#### Exercise requirements
Give again, word for word, each line from the top of the listing through the line that holds "Chart.register(...registerables);".

#### Data block

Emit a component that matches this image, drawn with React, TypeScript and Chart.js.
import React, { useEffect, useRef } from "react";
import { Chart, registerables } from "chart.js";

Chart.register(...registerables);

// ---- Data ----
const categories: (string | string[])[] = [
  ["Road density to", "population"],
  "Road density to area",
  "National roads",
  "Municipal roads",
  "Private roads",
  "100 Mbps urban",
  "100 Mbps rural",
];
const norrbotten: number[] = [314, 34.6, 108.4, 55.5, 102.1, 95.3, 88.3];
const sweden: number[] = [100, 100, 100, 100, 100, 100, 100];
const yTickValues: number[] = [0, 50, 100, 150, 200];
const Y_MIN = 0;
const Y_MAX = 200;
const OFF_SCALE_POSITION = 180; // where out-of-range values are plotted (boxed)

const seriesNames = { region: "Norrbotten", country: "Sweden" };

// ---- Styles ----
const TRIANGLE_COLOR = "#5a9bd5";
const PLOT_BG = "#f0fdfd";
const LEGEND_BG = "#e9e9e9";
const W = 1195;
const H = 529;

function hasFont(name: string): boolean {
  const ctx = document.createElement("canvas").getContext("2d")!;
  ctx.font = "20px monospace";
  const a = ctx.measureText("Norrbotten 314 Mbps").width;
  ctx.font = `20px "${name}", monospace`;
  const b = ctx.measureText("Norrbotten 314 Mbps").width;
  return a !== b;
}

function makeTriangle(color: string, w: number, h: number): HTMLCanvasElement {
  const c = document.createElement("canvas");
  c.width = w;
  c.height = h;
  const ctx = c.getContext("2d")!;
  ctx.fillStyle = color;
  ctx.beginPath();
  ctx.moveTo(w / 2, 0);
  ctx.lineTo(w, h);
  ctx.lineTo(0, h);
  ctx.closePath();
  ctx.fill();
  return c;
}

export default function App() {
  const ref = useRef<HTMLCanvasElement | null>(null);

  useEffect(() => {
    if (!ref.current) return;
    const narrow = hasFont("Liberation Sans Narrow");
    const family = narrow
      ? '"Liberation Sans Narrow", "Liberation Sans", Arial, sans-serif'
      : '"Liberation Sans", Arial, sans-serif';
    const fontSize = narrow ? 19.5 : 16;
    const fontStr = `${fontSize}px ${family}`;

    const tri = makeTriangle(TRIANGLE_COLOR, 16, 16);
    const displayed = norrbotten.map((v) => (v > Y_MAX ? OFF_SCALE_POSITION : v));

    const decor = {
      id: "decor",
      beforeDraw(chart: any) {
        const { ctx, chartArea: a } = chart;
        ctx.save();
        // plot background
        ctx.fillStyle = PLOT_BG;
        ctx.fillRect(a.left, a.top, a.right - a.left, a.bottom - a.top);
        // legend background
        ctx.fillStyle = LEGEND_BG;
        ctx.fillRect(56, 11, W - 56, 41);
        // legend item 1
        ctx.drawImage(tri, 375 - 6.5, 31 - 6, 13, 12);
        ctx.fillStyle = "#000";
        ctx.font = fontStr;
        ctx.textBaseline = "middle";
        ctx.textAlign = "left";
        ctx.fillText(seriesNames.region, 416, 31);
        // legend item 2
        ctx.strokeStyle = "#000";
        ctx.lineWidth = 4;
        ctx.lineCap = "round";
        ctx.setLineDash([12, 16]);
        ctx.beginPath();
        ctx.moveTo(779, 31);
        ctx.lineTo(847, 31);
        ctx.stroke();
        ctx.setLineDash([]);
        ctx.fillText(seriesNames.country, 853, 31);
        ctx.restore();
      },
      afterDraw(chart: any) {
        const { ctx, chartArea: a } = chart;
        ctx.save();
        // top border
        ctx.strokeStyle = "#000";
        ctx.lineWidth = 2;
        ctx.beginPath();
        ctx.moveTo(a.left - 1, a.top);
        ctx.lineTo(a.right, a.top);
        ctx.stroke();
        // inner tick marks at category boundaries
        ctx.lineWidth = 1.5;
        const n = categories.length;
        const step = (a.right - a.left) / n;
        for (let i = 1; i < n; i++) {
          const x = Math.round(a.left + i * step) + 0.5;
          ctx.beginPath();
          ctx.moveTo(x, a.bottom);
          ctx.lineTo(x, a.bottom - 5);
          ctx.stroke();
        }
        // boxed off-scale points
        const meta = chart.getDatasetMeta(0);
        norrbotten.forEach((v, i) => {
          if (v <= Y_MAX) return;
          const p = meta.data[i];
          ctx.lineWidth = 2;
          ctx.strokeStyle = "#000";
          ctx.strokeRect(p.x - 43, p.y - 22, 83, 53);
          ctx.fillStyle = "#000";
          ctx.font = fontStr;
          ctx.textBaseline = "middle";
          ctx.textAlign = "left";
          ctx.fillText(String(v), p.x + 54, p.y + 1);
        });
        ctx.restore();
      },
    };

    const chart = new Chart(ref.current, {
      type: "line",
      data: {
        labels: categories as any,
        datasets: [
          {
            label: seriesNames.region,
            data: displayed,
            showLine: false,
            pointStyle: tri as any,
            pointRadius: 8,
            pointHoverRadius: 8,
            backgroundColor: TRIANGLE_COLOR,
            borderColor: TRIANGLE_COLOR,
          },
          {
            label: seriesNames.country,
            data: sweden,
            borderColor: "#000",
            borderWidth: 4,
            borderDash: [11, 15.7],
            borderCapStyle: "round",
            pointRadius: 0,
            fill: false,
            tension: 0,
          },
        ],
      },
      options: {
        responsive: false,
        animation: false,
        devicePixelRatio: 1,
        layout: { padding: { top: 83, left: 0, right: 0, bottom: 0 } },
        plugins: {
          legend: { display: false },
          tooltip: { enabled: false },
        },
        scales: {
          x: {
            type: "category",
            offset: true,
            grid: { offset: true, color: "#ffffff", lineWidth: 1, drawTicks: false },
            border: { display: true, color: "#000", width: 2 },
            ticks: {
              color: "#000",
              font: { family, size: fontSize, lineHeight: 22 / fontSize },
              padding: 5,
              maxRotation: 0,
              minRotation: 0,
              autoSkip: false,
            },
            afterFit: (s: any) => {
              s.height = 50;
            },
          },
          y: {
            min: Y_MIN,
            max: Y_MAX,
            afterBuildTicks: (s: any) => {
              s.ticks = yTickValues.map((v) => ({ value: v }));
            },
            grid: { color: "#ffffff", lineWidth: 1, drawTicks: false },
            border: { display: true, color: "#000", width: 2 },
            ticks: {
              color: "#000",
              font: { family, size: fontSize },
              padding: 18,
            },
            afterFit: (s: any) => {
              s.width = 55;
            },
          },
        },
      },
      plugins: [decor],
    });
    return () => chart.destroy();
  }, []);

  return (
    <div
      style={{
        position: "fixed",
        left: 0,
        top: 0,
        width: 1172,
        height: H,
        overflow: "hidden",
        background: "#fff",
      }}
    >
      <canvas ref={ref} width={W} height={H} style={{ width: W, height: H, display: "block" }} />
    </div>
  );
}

#### Response below
Emit a component that matches this image, drawn with React, TypeScript and Chart.js.
import React, { useEffect, useRef } from "react";
import { Chart, registerables } from "chart.js";

Chart.register(...registerables);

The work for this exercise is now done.